New York: Groupon said Thursday it was replacing chief executive Andrew Mason, who said he was “fired,” following the struggling daily deals firm’s share price plunge of 24 percent after bad quarterly results.
The company said executive chairman Eric Lefkofsky and vice chairman Ted Leonsis would take over the post of chief executive, effective immediately and that Groupon “will continue to invest in growth.”
The board thanked Mason, a founder of Groupon, and said it has begun a search for a new chief executive.
“Andrew helped invent the daily deals space, leading Groupon to become one of the fastest growing companies in history,” said Lefkofsky.
Leonsis said: “Groupon will continue to invest in growth, and we are confident that with our deep management team and market-leading position, the company is well positioned for the future.”
Mason, in a letter to employees, said he was “fired” but remained upbeat about the company.
“I love Groupon, and I’m terribly proud of what we’ve created,” Mason said.
“I’m OK with having failed at this part of the journey. If Groupon was Battletoads, it would be like I made it all the way to the Terra Tubes without dying on my first ever play through.”

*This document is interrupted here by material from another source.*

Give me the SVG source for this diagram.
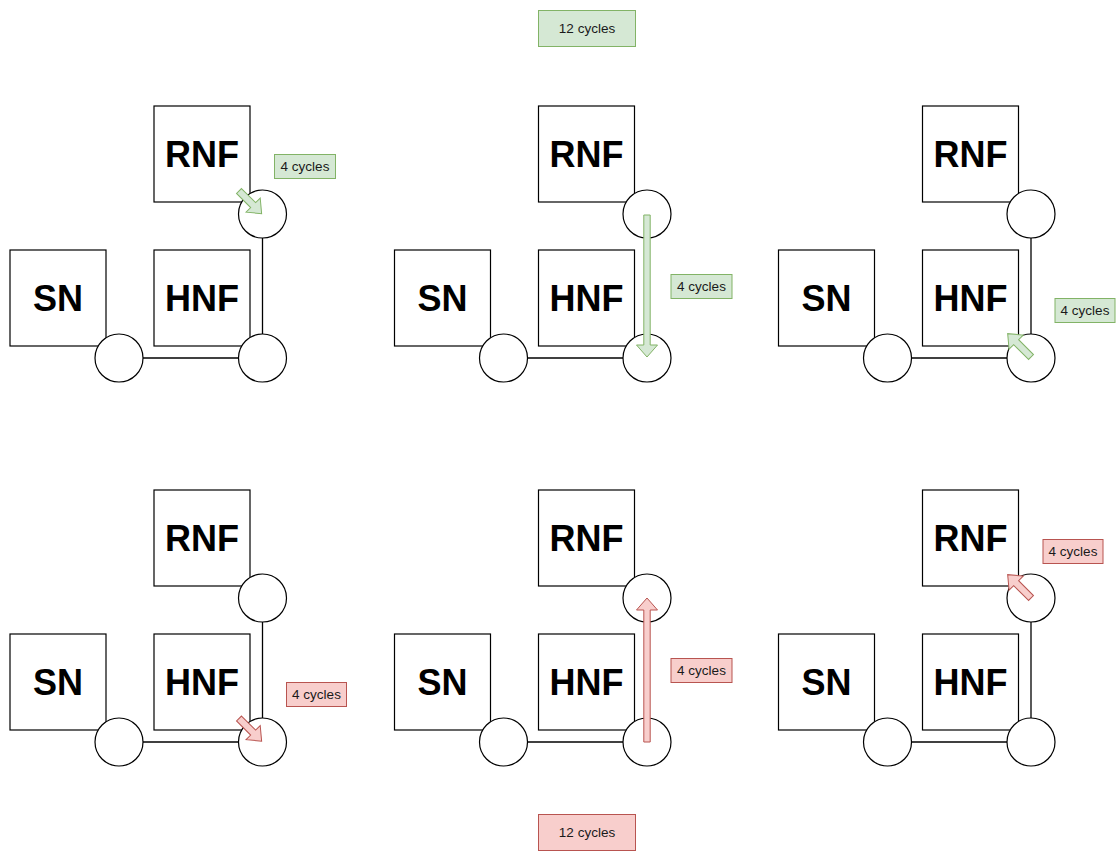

Sentiment has been souring on Groupon, which made a splash with its 2011 stock market debut but has been dogged by fears of “deal fatigue,” and worries about its profitability as well as accounting questions.
“We believe uncertainties with Groupon remain due to staff turnover, competition, and increased investments,” said a note earlier Thursday from Edward Woo at Ascendiant Capital Markets.
“In our view, the slowing growth and weak margins are likely to bolster continued skepticism as to Groupon’s valuation, growth prospects, and profit potential.”
Groupon’s shares slumped to $4.53 at Thursday’s close, a 77 percent drop from its public offering price of $20 in November 2011.
Scott Devitt at Morgan Stanley said Groupon’s mission appears muddled now that it has moved into new services such as direct sales to consumers, and not just coupons for discounts with merchants.
“We continue to believe Groupon is a local ecommerce leader. However, we remain on the sidelines as the company experiments with myriad operating levers and strategies,” the analyst said.
“We would become more constructive on the stock if we could better understand Groupon’s ability to integrate the product companies it has acquired with the internally developed projects.
The Chicago-based firm reported a loss of $81 million in the fourth quarter, and a $67 million dollar deficit for the full year.
The loss translated to 12 cents per share in the quarter, compared with expectations of a profit of three cents a share.
With the daily deals sector fading fast, Groupon also offered a weak revenue outlook of $560 million to $610 million, well below market expectations of $650 million.
Groupon shares were listed on the Nasdaq in 2011 in a blockbuster public offering that raised a whopping $700 million and triggered fears that investors were overvaluing hot Internet startups.
The troubles at Groupon come amid ongoing woes at number two sector member LivingSocial, also losing money.